Memory keeps getting cheaper, so constraining the first resource isn't as important as it was in the 1970s when all of this was being invented2. Still rears it's ugly head from time to time. That's why I cross compile on a big, fat PC rather than building code directly on a Raspberry Pi.

Time doesn't get cheaper. Never has, never will.

But if you follow the best practices and headers contain an interface (what it does) rather than an implementation (how it does it) you'll find that the header doesn't change much. What changes most of the time is the how-to details in the implementation files. A small change is confined to the one implementation file that provides that changed behaviour.

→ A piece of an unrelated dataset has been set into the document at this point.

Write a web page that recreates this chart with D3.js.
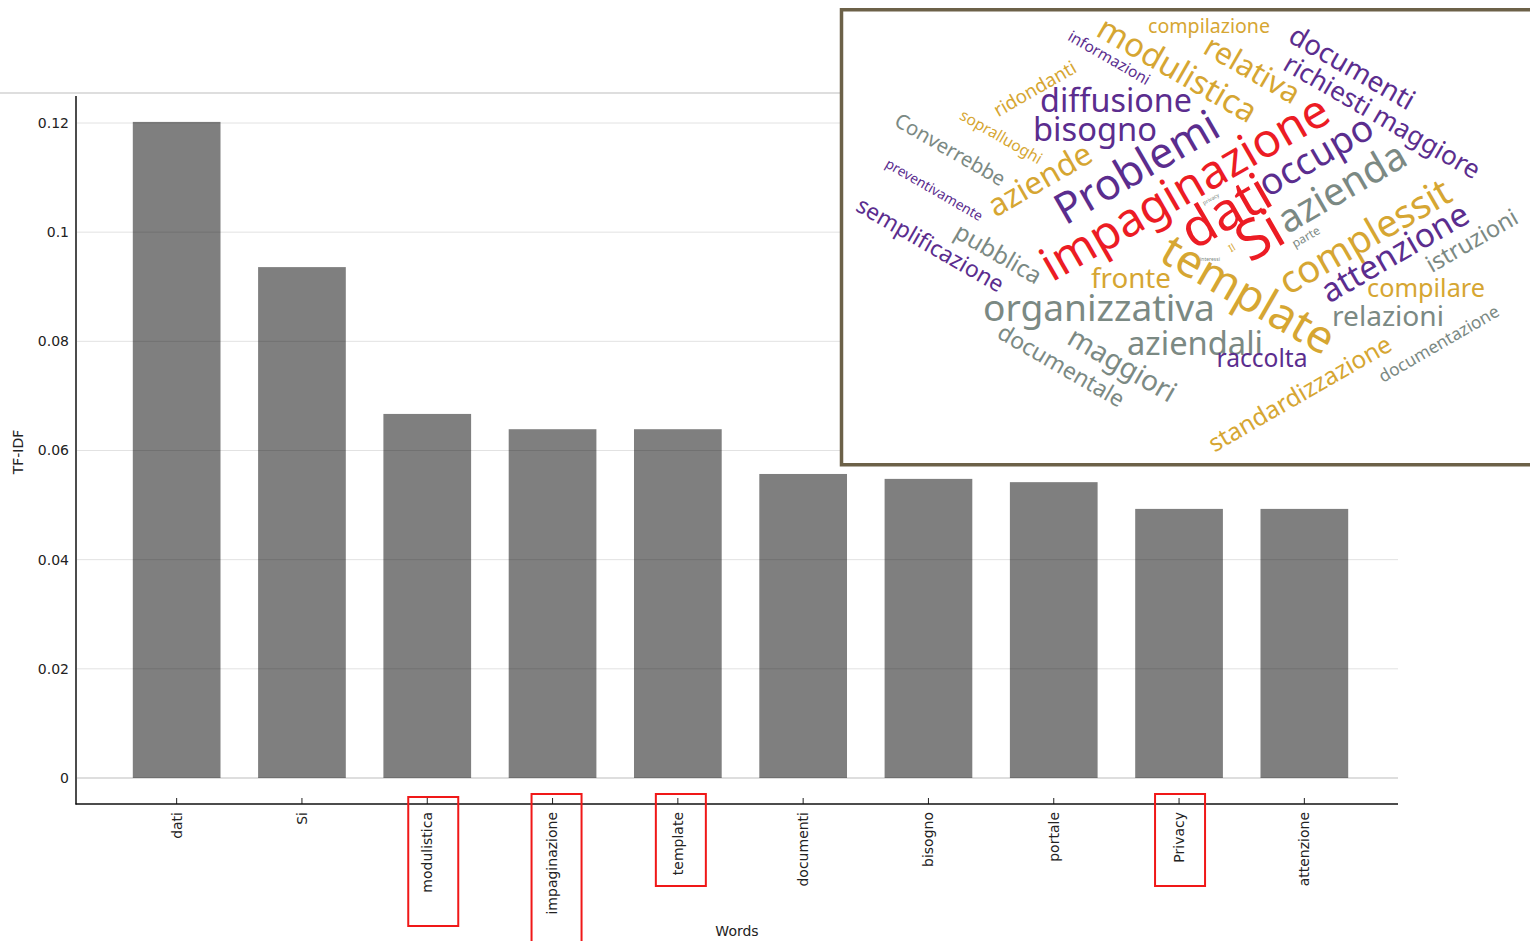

Likely this is the only file that needs to be recompiled. This is a huge improvement from every file every time to one or two files every time.

On the rare occasions where the interface changes, well, you suck it up.

1 Because that's what code is: A description of behaviour. It's not a list of instructions for the computer to execute--that's the compiler output--it's a description of the behaviour of the program. The compiler's job is to turn your description onto the instructions.

2 This also explains why building in more recently created languages is much less complicated3. They don't have baggage left over from having to make things work in the glorious days of 1/2 K ram and a CPUs clocked in the kilohertz. They also learned from a lot of mistakes.

3 For the end user, anyway. The back end of a modern build system is some crazy code, man.